In September 2012, Cummins was appointed Chair of the Victorian Law Reform Commission, a position he held until his death. Under his leadership, the Commission conducted approximately sixteen inquiries across a range of areas, including litigation funding, victims of crime assistance, organised crime in lawful industries, medicinal cannabis, mental impairment in criminal law, jury empanelment, succession laws, birth registration, and guardianship. Law reforms resulting from the Commission's work during his tenure included the legalisation of medicinal cannabis, adoption by same-sex couples, and measures for the protection of children from sex offenders.

==Academic work==

Cummins maintained a long association with the University of Melbourne throughout his career. In his first year at the Bar he completed a Graduate Diploma in Criminology, and prior to taking silk he earned a coursework Master of Laws with First Class Honours. For more than twenty years he lectured in Legal Ethics and Professional Conduct at Melbourne Law School, where he also held the position of Honorary Senior Fellow. He co-conducted seminars on ethical issues for the National Judicial College of Australia and contributed sessions on victims of crime and family violence to the Judicial College of Victoria.

===Other roles===

Cummins served as President of Court Network from 2010 to 2014. He chaired the Victoria Law Foundation from 2009 to 2014, with a focus on its public legal education programme. After stepping down as Chair, he continued to speak to school students about the legal system. He also served as President of the Commonwealth Association of Law Reform Agencies, based in London.

==Honours==

In June 2014, Cummins was appointed a Member of the Order of Australia in the Queen's Birthday Honours, for service to the judiciary and the law, to criminal justice and legal reform, to education, and to professional associations.

==Death==

Cummins died in office on 24 February 2019 following a short illness, aged 79.

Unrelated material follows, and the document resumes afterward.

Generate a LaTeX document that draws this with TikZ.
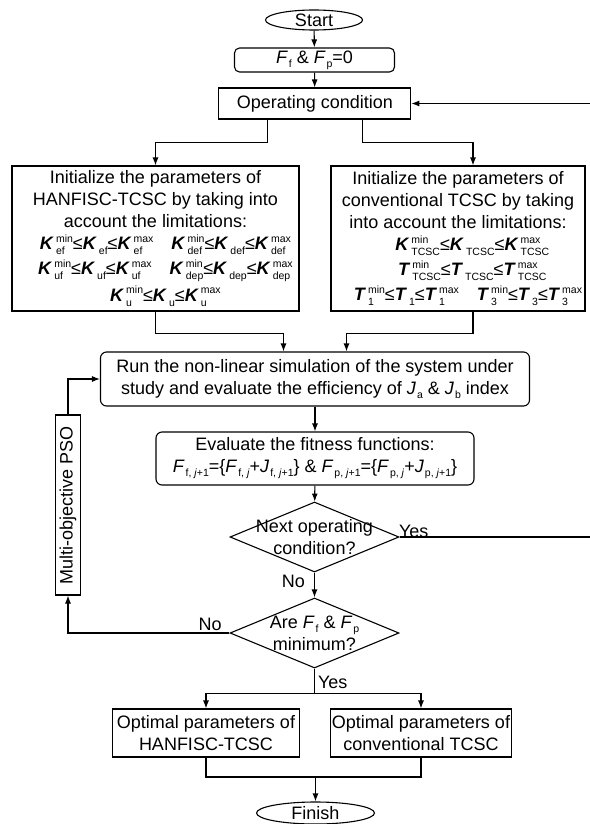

The Victorian Government issued a formal statement of condolence, with Attorney-General Jill Hennessy describing his contribution to the justice system as important and tireless. Chief Justice Anne Ferguson noted his long and distinguished service to the people of Victoria, the legal profession, and the Court. The President of the Law Institute of Victoria, Stuart Webb, acknowledged his contribution to law reform, access to justice, and public legal education.